We've joined these processions in Monterroso, Parma, Maratea, Bergamo, and Taormina. Conversations are usually loud and dramatic. More and more, they take place on cell phones, the speakers' free hands gesturing wildly. As we join the stream of people, we often get friendly nods. When our son was young, the nonne winked at him and patted him on the head. But of all the places we've traveled throughout Italy, the passeggiata in Siena is truly the most memorable.

Siena at night. Photo by Gary Cattell.

Siena is situated in Tuscany, approximately 31 miles south of Firenze. It is designated as a 'day trip' by the tourist books, so the buses roll in early and leave in the late afternoon, when the town seems to breathe a collective sigh of relief. As the light fades behind the centuries-old buildings, the Siennese climb the winding streets in search of a few last-minute items for their supper and then ramble through the crooked streets with friends and family. This is when the true beauty of Siena reveals itself.

As we join the Siennese in Il Campo, the shell-shaped main piazza, it's easy to see why it's called one of Europe's greatest medieval squares. The 'floor' is paved with red brick and marble, set in a striking herringbone design, and divided by nine bands of travertine. Flanked by the Torre del Mangia and the zebra-striped Duomo, the white marble buildings lining the square take on a pinkish glow at sunset. The place radiates light and warmth. For over eight hundred years, the major events in Siena's history have taken place in or near this square.

Siena doorway

Siena door. Photo by Jen Maki.

Of course, we have to climb to the top of the starkly elegant Torre del Mangia, which roughly translates into the Tower of Eating. 400 steps. 100 meters up. It's named for a quirky and hungry local bell ringer, Giovanni di Duccio, nicknamed Mangiaguadagni (my translation: you earn, you eat). Beneath us, the piazza is a bowl of light. And beyond, the land is strikingóverdant, rolling hills dotted with grandiose castles. But my eyes are drawn downward to the piazza spread out below me. People are talking in groups or sitting on the lip of the low wall surrounding the fountain. When a man laughs, his voice echoes off the stones and rises upward, sounding as if he's right next to me. At this moment, it's hard to imagine that the square is the site of the Palio--a fierce and passionate horse race dating back to pre-Christian times. (It's held every year on July 2 and August 16.)

Back down on the ground, we plunge into the lesser-known alleys where the light falls sharply across the stone facades, highlighting the blue and white street signs--Via dei Banchi di Sopra and Via dei Banchi di Sotto--named for all the medieval banks that held the pilgrims' money while they journeyed to Roma, supposedly penniless and penitent. The tranquility in this town was hard earned after centuries of strife, invasion, subjugation, and warfare. Even to this day, Siena and Firenze maintain a civil rivalry and are still the brunt of each other's jokes. This creates in me a sense of dislocation. Past and present merge and identities meld, a mixture of pre-Christian, medieval and modern.

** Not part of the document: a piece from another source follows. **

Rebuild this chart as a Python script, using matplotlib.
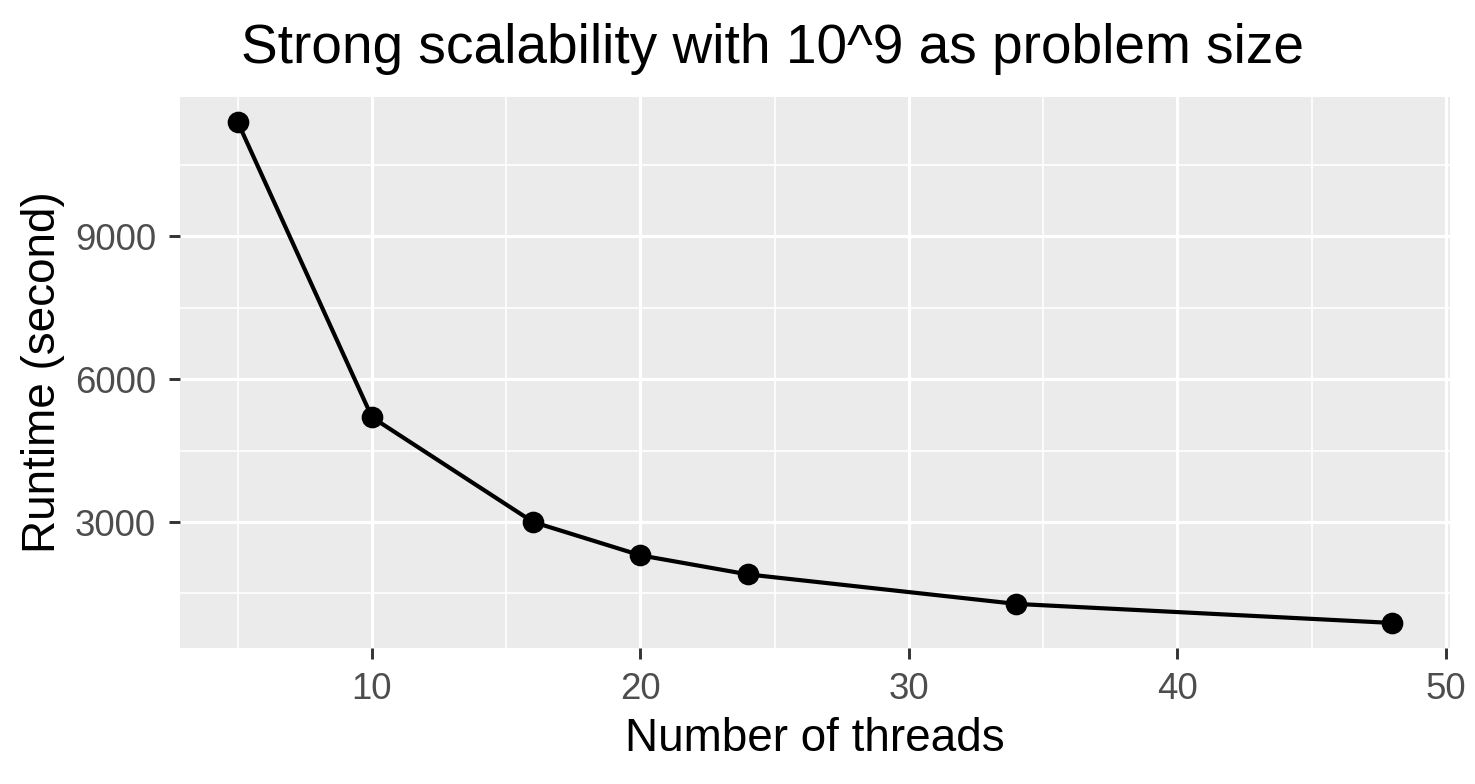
import matplotlib
matplotlib.use("Agg")
import matplotlib.pyplot as plt

threads = [5, 10, 16, 20, 24, 34, 48]
runtime = [11400, 5200, 3000, 2300, 1900, 1280, 880]

xticks = [10, 20, 30, 40, 50]
xminor = [5, 15, 25, 35, 45]
yticks = [3000, 6000, 9000]
yminor = [1500, 4500, 7500, 10500]

plt.rcParams['font.family'] = ['Liberation Sans', 'DejaVu Sans']

W, H = 1475, 784
fig = plt.figure(figsize=(W / 300, H / 300), dpi=300)
ax = fig.add_axes([180 / W, 1 - 648 / H, (1450 - 180) / W, (648 - 97) / H])
ax.set_facecolor('#EBEBEB')

# ggplot-like expansion (5% each side)
xr = max(threads) - min(threads)
yr = max(runtime) - min(runtime)
ax.set_xlim(min(threads) - 0.05 * xr, max(threads) + 0.05 * xr)
ax.set_ylim(min(runtime) - 0.05 * yr, max(runtime) + 0.05 * yr)

ax.set_xticks(xticks)
ax.set_xticks(xminor, minor=True)
ax.set_yticks(yticks)
ax.set_yticks(yminor, minor=True)
ax.set_xticklabels([str(t) for t in xticks])
ax.set_yticklabels([str(t) for t in yticks])

ax.grid(which='major', color='white', linewidth=0.75)
ax.grid(which='minor', color='white', linewidth=0.4)
ax.set_axisbelow(True)
for s in ax.spines.values():
    s.set_visible(False)

ax.tick_params(which='major', length=2.64, width=0.7, color='#333333',
               labelsize=8.8, labelcolor='#4D4D4D', pad=3.1)
ax.tick_params(which='minor', length=0)

ax.plot(threads, runtime, color='black', linewidth=1.0, zorder=3)
ax.plot(threads, runtime, 'o', color='black', markersize=4.2, zorder=4)

fig.text(773 / W, 1 - 63 / H, 'Strong scalability with 10^9 as problem size',
         ha='center', va='baseline', fontsize=13.2)
fig.text(815 / W, 1 - 751 / H, 'Number of threads',
         ha='center', va='baseline', fontsize=11)
fig.text(55 / W, 1 - 372 / H, 'Runtime (second)', rotation=90,
         rotation_mode='anchor', ha='center', va='baseline', fontsize=11)

fig.savefig('out.png', dpi=300)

siena rusty ristorante sign

Siena sign. Photo by Jen Maki.

Our walk has given us an appetite. We head to a local osteria where we eat ravioli con radicchio and penne fra diavolo and drink one of the superb local wines--perhaps a Brunello di Montalcino or a Carmignano. Both are famous the world over. The locals don't come in until 8:00 and act as if the restaurant is an extension of their kitchens. With smiles and handshakes, they greet the waiter and chat with the chef.

These moments are never mentioned in the guidebooks. They are revealed in a slow walk through town at sunset. That's why we savor them.